I was wondering if it is possible to print black and white photos from color film and if so, does it require special filters? Is it just as easy as using the color negative with black and white photo paper? The darkroom I have access to only has resources to print in black and white but I have some color negatives that I really like.

Thanks


----------



## dxqcanada

Yes, you can use Colour negs and expose it on B&W paper ... but the results may not be that great.

You probably have to use a higher grade of filter and longer exposure.

There used to be B&W paper specifically made for this ... but I am not sure if it is still made.


----------



## BlackSheep

Printing colour negs onto straight B&W paper turns out very low contrast.

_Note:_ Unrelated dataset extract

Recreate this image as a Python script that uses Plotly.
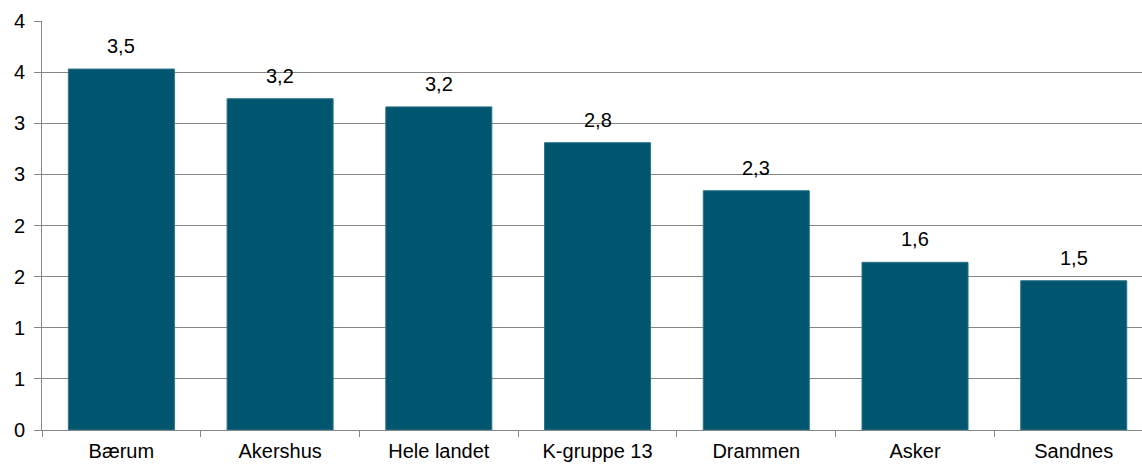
import plotly.graph_objects as go

categories = ["Bærum", "Akershus", "Hele landet", "K-gruppe 13", "Drammen", "Asker", "Sandnes"]
values = [3.53, 3.24, 3.16, 2.81, 2.34, 1.64, 1.46]
y_tick_values = [0, 0.5, 1, 1.5, 2, 2.5, 3, 3.5, 4]
y_tick_labels = ["0", "1", "1", "2", "2", "3", "3", "4", "4"]

bar_color = "#00566E"
grid_color = "#868686"
font_family = "Liberation Sans, Arial, sans-serif"

labels = [f"{v:.1f}".replace(".", ",") for v in values]

fig = go.Figure()
fig.add_trace(go.Bar(
    x=categories,
    y=values,
    marker=dict(color=bar_color, line=dict(color="#2E7487", width=1)),
    width=0.668,
    hoverinfo="skip",
))

for cat, v, lab in zip(categories, values, labels):
    fig.add_annotation(
        x=cat, y=v, text=lab, showarrow=False,
        yanchor="bottom", yshift=10,
        font=dict(family=font_family, size=20, color="#000000"),
    )

fig.update_layout(
    width=1142, height=464,
    margin=dict(l=42, r=0, t=21, b=34),
    paper_bgcolor="white", plot_bgcolor="white",
    showlegend=False,
    font=dict(family=font_family, size=20, color="#000000"),
)
fig.update_xaxes(
    type="category",
    tickson="boundaries",
    ticks="outside", ticklen=6, tickcolor=grid_color, tickwidth=1,
    showline=True, linecolor=grid_color, linewidth=1,
    showgrid=False,
    tickfont=dict(family=font_family, size=20),
    ticklabelstandoff=3,
    range=[-0.5, 6.43],
)
fig.update_yaxes(
    range=[0, 4],
    tickvals=y_tick_values, ticktext=y_tick_labels,
    ticks="outside", ticklen=7, tickcolor=grid_color, tickwidth=1,
    showline=True, linecolor=grid_color, linewidth=1,
    showgrid=True, gridcolor=grid_color, gridwidth=1,
    zeroline=False,
    tickfont=dict(family=font_family, size=20),
    ticklabelstandoff=5,
)

fig.write_html("out.html")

Kodak used to make a paper specifically for the purpose called Panalure, but I don't know if you can get it (or an equivalent) anymore.


----------



## ann

Panalure is no longer being made , and if you can find some, it is doubtful it still is usuable.

My students make black and white prints from color negatives from time to time.

The exposure time will be longer and you will need to boost the contrast as the color mask creates problems. It will take some practice and testing to determine what your personal settings will be , but I have seen lovely images made from this combination.


----------



## JamesD

I've found that the best results for printing color-neg to BW paper come from using graded paper, rather than RC. Graded papers are actually orthochromatic, with greener light activating a lower-contrast emulsion, and bluer light activating a higher-contrast emulsion.  That's how the MC filters work, but it can give some wonky results due to the variance. You may have to experiment a bit with the paper grade, but you'll probably have better luck erring on the side of higher contrast.  Grade 4 is a good place to start.

I'm a bit rusty with my darkroom work; it's been a while since I've had a chance to get into it. Grade 3 should be "normal" contrast for BW, but the range typically goes to 5 for graded papers, IIRC, hence the recommendation for trying grade 4 first. Developer concentration can also have some effect, as can techniques such as flashing the paper, both typically in the lower-contrast direction, as BW paper typically develops to completion.

Hope that helps some.


----------



## Helen B

JamesD said:


> I've found that the best results for printing color-neg to BW paper come from using graded paper, rather than RC. Graded papers are actually orthochromatic, with greener light activating a lower-contrast emulsion, and bluer light activating a higher-contrast emulsion.  That's how the MC filters work, but it can give some wonky results due to the variance.



I think that you have misremembered that. You mean to suggest using multicontrast (MC) paper instead of graded paper. RC (resin coated) has nothing to do with it. It is MC paper that has the wider spectral sensitivity because of the two emulsions, not graded paper.

Best,
Helen


----------



## JamesD

*facepalms*

I did mean Multicontrast paper, not Resin Coated. That was a brain-error.

However, I mean to suggest using graded paper for the printing, rather than multi-contrast, as multi-contrast will can have strange exposure effects. Graded paper will print much more consistently throughout, regardless of the colors in the negative.

Although, I forgot to mention, lack of red sensitivity will result in certain areas being very light, regardless of the contrast grade used. This applies with either graded or MC papers, as both lack red sensitivity.


----------



## Cruzingoose

Use your favorite brand of variable contrast paper. Set the color enlarger for 100 Magenta and 75 Cyan. This will give you a nice B&W print with good contrast. My exposure times run about 30 seconds for 5x4 inch prints.   If you have graded paper a 4 or 5 may work without filters but very long exposure time and goofy unbalanced grayscale reproduction and grain.   If you run your darkroom on a shoestring, Go to an Office Supply Store and look for colored transparent plastic folders. Get a magenta/purple and a blue one and cut out a section to fit the filter drawer of your enlarger. The pure purple will probably work well enough without the adding blue.  Experiment !!!! It's all fun and a learning experience.


----------